Bishop Alberto Rojas of San Bernardino, Calif., carries a Jubilee cross in San Luis Río Colorado, Mexico, Oct. 12, 2025, during a binational pilgrimage from San Luis, Ariz., into Mexico. The pilgrimage, which included a Mass, was inspired by the Kino Border Initiative, a Catholic organization rooted in the Jesuit order and based in Nogales, Arizona, and Nogales, Sonora. (OSV News photo/courtesy Diocese of Tucson)

“We usually gather just under 30 people – parishioners, Jesuits from Loyola (University Maryland) and friends from across the archdiocese. We hold them around Marian feast days at 4 p.m.”

Father Walker, Garcia and Burdinski reflected on their experiences at the Oct. 12  binational pilgrimage “Migrants, Pilgrims of Hope in Christ” held at the border between San Luis, Ariz., and San Luis Rio Colorado in Mexico. Eight  bishops from both countries and representatives from four other dioceses led a procession across the border, celebrated a bilingual Mass, and signed a joint declaration that affirmed, “in the church, no one is a stranger.”

Bishop Gerald F. Kicanas, apostolic administrator of the Diocese of Tucson, led the group along Main Street in San Luis, which is on the western edge of the diocese, adjacent to the Mexican states of Sonora and Baja California. An estimated 3,400 migrants are thought to have died in the region during the past three decades.

“We join together with our Holy Father Pope Leo XIV as we remember that the Lord has called us to remember the littlest and weakest among us,” Bishop Kicanas said.

The three from Baltimore all had different impressions from the occasion.

For Father Walker, it was the sight of an abandoned pair of slippers on the American side of the Colorado River. “Could it tell the story about the person crossing or could it tell a story about broken dreams? You couldn’t help but just wonder.”

Father Walker arrived in the United States from Trinidad and Tobago in 2011. Garcia arrived in 1992 with her family from El Salvador, and says “My heart still feels for those who were forced to flee.”

Bishop Gerald F. Kicanas, apostolic administrator of the Diocese of Tucson, Ariz., concelebrates a binational Mass Oct. 12, 2025, at Parroquia de la Immaculada Concepción in San Luis Río Colorado, Mexico.

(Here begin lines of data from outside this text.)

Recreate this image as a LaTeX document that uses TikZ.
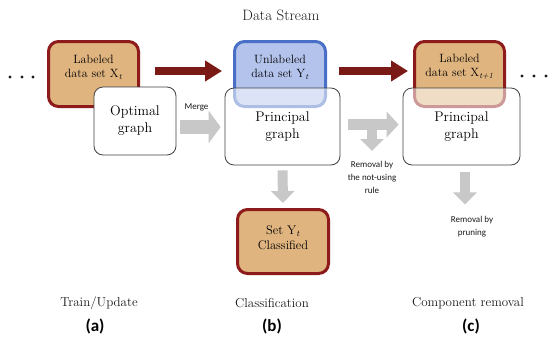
\documentclass[tikz,border=0pt]{standalone}
\usepackage{fontspec}
\newfontfamily\calib{Carlito}
\usetikzlibrary{arrows.meta}
\definecolor{boxtan}{HTML}{DFB47F}
\definecolor{boxred}{HTML}{8E1B1B}
\definecolor{arrred}{HTML}{7A1A16}
\definecolor{blueb}{HTML}{4A6FC6}
\definecolor{bluef}{HTML}{B3C3EC}
\definecolor{grayarr}{HTML}{C8C8C8}
\begin{document}
\begin{tikzpicture}[x=1pt,y=-1pt,
  graybox/.style={draw=black!75, line width=0.8pt, rounded corners=9pt, fill=white, inner sep=0pt},
  veil/.style={fill opacity=0.55, text opacity=1},
  labbox/.style={draw=boxred, line width=3pt, rounded corners=10pt, fill=boxtan, inner sep=0pt, minimum width=90pt, minimum height=65pt},
  unlbox/.style={draw=blueb, line width=3pt, rounded corners=10pt, fill=bluef, inner sep=0pt, minimum width=91pt, minimum height=65pt},
  txt/.style={font=\fontsize{12}{14}\selectfont, align=center, text=black},
  big/.style={font=\fontsize{14}{17}\selectfont, align=center, text=black},
  small/.style={font=\calib\fontsize{9}{13}\selectfont, align=center, text=black!90},
  caption/.style={font=\fontsize{13}{15}\selectfont, text=black!90},
  letter/.style={font=\calib\bfseries\fontsize{17}{20}\selectfont, text=black},
  redarrow/.style={draw=arrred, line width=8pt, -{Triangle[length=17pt,width=20pt]}},
  grayarrow/.style={draw=grayarr, line width=#1, -{Triangle[length=12pt,width=#1*2.3]}},
  dot/.style={circle, fill=black!90, inner sep=0pt, minimum size=3.4pt}
]
\useasboundingbox (0,0) rectangle (548,341);

% title
\node[font=\fontsize{15}{17}\selectfont, text=black!90] (title) at (281,15) {Data Stream};

% dots
\node[dot] (dl1) at (10,77) {};
\node[dot] (dl2) at (22,77) {};
\node[dot] (dl3) at (33,77) {};
\node[dot] (dr1) at (522,76) {};
\node[dot] (dr2) at (534,76) {};
\node[dot] (dr3) at (546,76) {};

% (a)
\node[labbox] (laba) at (93.5,74) {};
\node[txt] (labat) at (93.5,67) {Labeled\\data set X\textsubscript{\itshape t}};
\node[graybox, minimum width=82pt, minimum height=68pt, big] (opt) at (135,121) {Optimal\\graph};

% (b)
\node[unlbox] (unl) at (280,74) {};
\node[txt] (unlt) at (280,67) {Unlabeled\\data set Y\textsubscript{\itshape t}};
\node[graybox, veil, minimum width=115pt, minimum height=77pt, big] (pgb) at (282.5,126.5) {Principal\\graph};

% (c)
\node[labbox] (labc) at (459.5,74) {};
\node[txt] (labct) at (459.5,67) {Labeled\\data set X\textsubscript{\itshape t+1}};
\node[graybox, veil, minimum width=117pt, minimum height=77pt, big] (pgc) at (461.5,126.5) {Principal\\graph};

% classified set
\node[labbox, minimum width=91pt, minimum height=64pt] (sety) at (283,241.5) {};
\node[txt, font=\fontsize{12.5}{15}\selectfont] (setyt) at (283,238) {Set Y\textsubscript{\itshape t}\\Classified};

% red arrows
\draw[redarrow] ([xshift=15pt,yshift=3pt]laba.east) -- ([xshift=-11pt,yshift=3pt]unl.west);
\draw[redarrow] ([xshift=12pt,yshift=3pt]unl.east) -- ([xshift=-5pt,yshift=3pt]labc.west);

% gray arrows
\draw[grayarrow=14pt] ([xshift=4pt,yshift=-6pt]opt.east) -- ([xshift=-4pt,yshift=-0.5pt]pgb.west);
\node[small] (merge) at (196.5,107) {Merge};

\draw[grayarrow=11pt] ([xshift=8pt,yshift=2pt]pgb.east) -- ([xshift=-4pt,yshift=2pt]pgc.west);
\coordinate (tjoin) at (372,129);
\draw[grayarrow=10pt] (tjoin) -- ++(0,22);
\node[small] (rem1) at (372,177) {Removal by\\the not-using\\rule};

\draw[grayarrow=10pt] ([yshift=-5pt]pgb.south) -- ([yshift=5pt]sety.north);
\draw[grayarrow=10pt] ([xshift=3.5pt,yshift=-7pt]pgc.south) -- ++(0,32);
\node[small] (rem2) at (472,226.5) {Removal by\\pruning};

% captions
\node[caption] (ca) at (99,303) {Train/Update};
\node[caption] (cb) at (272,303) {Classification};
\node[caption] (cc) at (468,303) {Component removal};
\node[letter] (la) at (95,326) {(a)};
\node[letter] (lb) at (272,326) {(b)};
\node[letter] (lc) at (471,326) {(c)};
\end{tikzpicture}
\end{document}
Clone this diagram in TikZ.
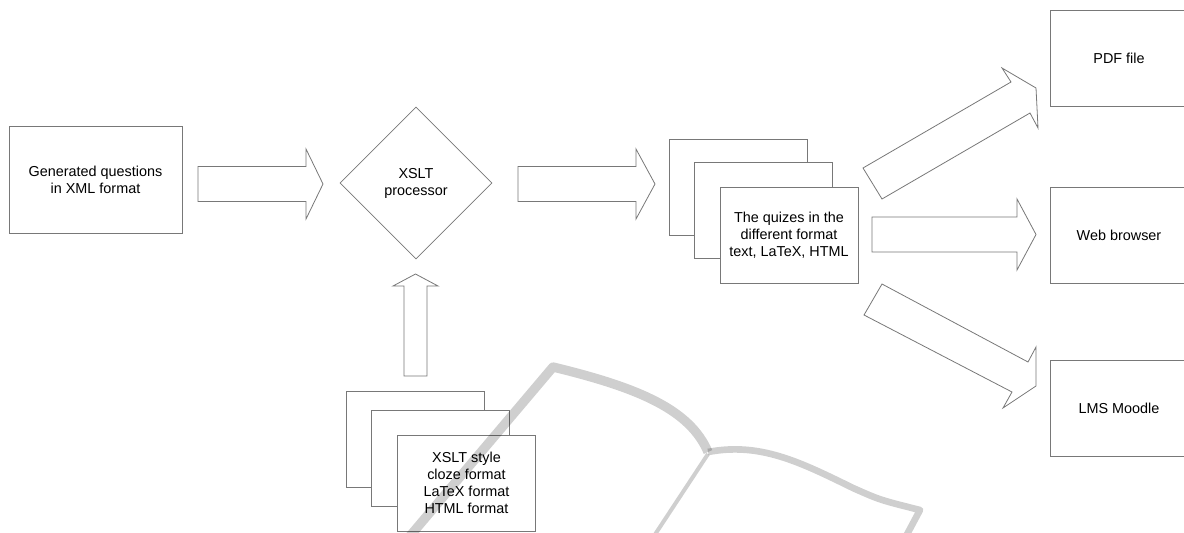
\documentclass[tikz,border=0pt]{standalone}
\usepackage{fontspec}
\setmainfont{Liberation Sans}
\usepackage{xcolor}
\usepackage{tikz}
\usetikzlibrary{shapes.geometric}

\definecolor{linegray}{RGB}{120,120,120}

\tikzset{
    box/.style={draw=linegray, fill=white, line width=0.6pt, rectangle, align=center,
        inner sep=0pt, minimum width=103.5pt, minimum height=72pt,
        font=\fontsize{10.8}{12.8}\selectfont},
    proc/.style={box, diamond, aspect=1, minimum width=114pt, minimum height=114pt},
    blockarrow/.style={draw=linegray, fill=white, line width=0.6pt, line join=miter},
    bookmark/.style={draw=black, draw opacity=0.19, line join=round}
}

\begin{document}
\begin{tikzpicture}[x=0.75pt, y=-0.75pt]
        \clip (0,0) rectangle (1184,532);
        % input and processor
        \node[box, minimum width=129.75pt, minimum height=80.25pt] (gen) at (95.5,179.5) {Generated questions\\in XML format};
        \node[proc] (xslt) at (416,183) {XSLT\\processor};
        % quizzes (stack)
        \node[box] (quiz3) at (738,187) {};
        \node[box] (quiz2) at ([shift={(25.5,23)}]quiz3) {};
        \node[box] (quiz1) at ([shift={(25.5,25)}]quiz2) {The quizes in the\\different format\\text, LaTeX, HTML};
        % styles (stack)
        \node[box] (style3) at (415.5,439) {};
        \node[box] (style2) at ([shift={(25,19.5)}]style3) {};
        \node[box] (style1) at ([shift={(26,24.5)}]style2) {XSLT style\\cloze format\\LaTeX format\\HTML format};
        % outputs
        \node[box] (pdf) at (1119,58.5) {PDF file};
        \node[box] (web) at (1119,235) {Web browser};
        \node[box] (lms) at (1119,408.5) {LMS Moodle};
        % block arrows
        \draw[blockarrow] (198,166.5) -- (306,166.5) -- (306,149) -- (323,184) -- (306,219) -- (306,201.5) -- (198,201.5) -- cycle;
        \draw[blockarrow] (518,166.5) -- (636,166.5) -- (636,149) -- (655,184) -- (636,219) -- (636,201.5) -- (518,201.5) -- cycle;
        \draw[blockarrow] (404,376) -- (404,286) -- (393,286) -- (415.5,274) -- (438,286) -- (427,286) -- (427,376) -- cycle;
        \draw[blockarrow] (872,217) -- (1017,217) -- (1017,199) -- (1036,234.5) -- (1017,270) -- (1017,252) -- (872,252) -- cycle;
        \draw[blockarrow] (863,168) -- (1011,82) -- (1002,68) -- (1036,88) -- (1038,128) -- (1030,113) -- (882,199) -- cycle;
        \draw[blockarrow] (882,284) -- (1028,362) -- (1036,347) -- (1036,386) -- (1003,408) -- (1012,392) -- (864,315) -- cycle;
        % watermark
        \draw[bookmark, line width=7pt] (410,536) -- (553,367) .. controls (640,388) and (690,410) .. (708,452);
        \draw[bookmark, line width=5pt] (708,452) .. controls (760,442) and (800,462) .. (853,488) .. controls (880,500) .. (920,510) -- (904,540);
        \draw[bookmark, line width=3pt] (708,454) -- (654,536);
    \end{tikzpicture}
\end{document}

The church has stood in the city’s plaza since 1946. (OSV News photo/Montie Chavez, courtesy Archdiocese of Las Vegas)

Garcia cherished meeting Magdalena Silva Rentería, known as “Sister Magda,” director of the Shelter and Training Center for Migrant Women and Families (CAFEMIN) and coordinator of the Documentation Network of Migrant Defense Organizations.

She was touched by “her testimony of the many atrocities (inflicted on) those in Mexico hoping to find their way to the United States. These people have had their dignity trampled upon. These people have been abused several times. They have been taken advantage of. It’s only by a miracle they’ve been able to survive.”

For Burdinski, the most striking sight was “the border wall in San Luis. At first, I didn’t even realize what I was looking at. Then it hit me. The scale and ugliness of it – this massive, rusting structure stabbing through the earth – felt like an offense to both creation and our neighbors.

“Every nation has the right to security, but seeing how much human and natural beauty is sacrificed in the process was gut-wrenching.”

They found their education at the border to be intense.

“I would say for me, there is no way to keep emotions on the side,” said Garcia. “But it was also moving in that we learned what other people are capable of.”

Father Walker wants to answer “How do we use (our) position of privilege to advocate for them? Rounding people up and throwing them out is not a solution to the issue. The system is broken.”

“The government has the right and responsibility to protect its border,” he added. “But it cannot be one approach.”